The idea that somehow the Royal Navy wasn’t pulling its weight and there weren’t enough ships involved is just ridiculous. There was no evidence that these were only being unloaded at night. The shuttle of ships was going on 24/7.

The only time there was no day line operations from the mole, was on the very last day of the British evacuation because the sky started to clear and so the Luftwaffe could see their target more.

But in actual fact, the mole was never ever hit by the Luftwaffe, not once. That’s the bit that really grates and the net result of that is that, ‘Oh, gosh. We can’t evacuate people from the mole very successfully, so, therefore, what are we going to do? Oh, I know. We’ll resort to the little ships.’

Well, there were 202 little ships and they did an absolutely amazing job in actually shuffling people from the beaches.

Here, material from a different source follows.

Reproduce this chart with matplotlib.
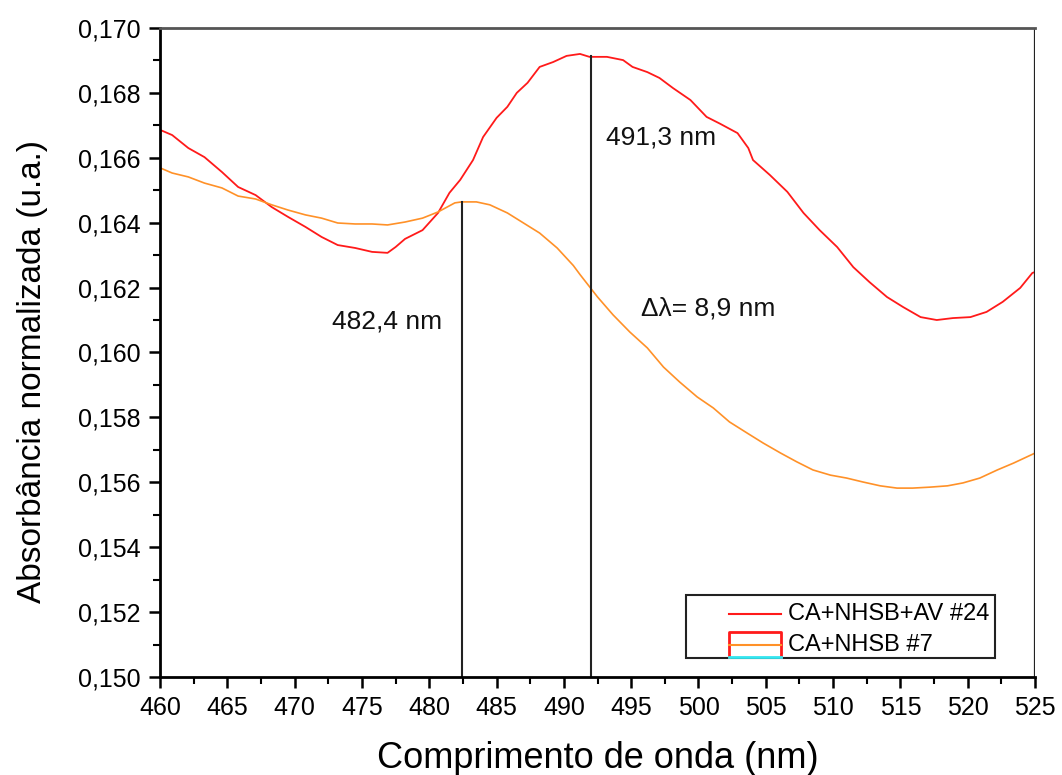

Three of the armada of ‘little ships’ which brought the men of the BEF from the shores in and around Dunkirk, to the safety of British warships and other vessels. Credit: Imperial War Museums / Commons.

No-one should belittle the part they play in our national heritage and the national story of Dunkirk, but they were just 202.

The Royal Navy also provided vast numbers of yachts and motor boats and landing craft and dockyard lighters and drifters and trawlers and all sorts of other things and it’s just misrepresentative.

It’s suggesting that somehow from the bleak prognosis of 45,000 men being evacuated at the beginning of the operation to over 300,000 in reality was largely down to the fact that the little ships came to the rescue. That is just completely and utterly wrong.

While it’s fantastic that people come away with a better understanding of Dunkirk, it’s a bit of shame that their understanding is then jaundiced towards thinking it was all about the little ships because it wasn’t.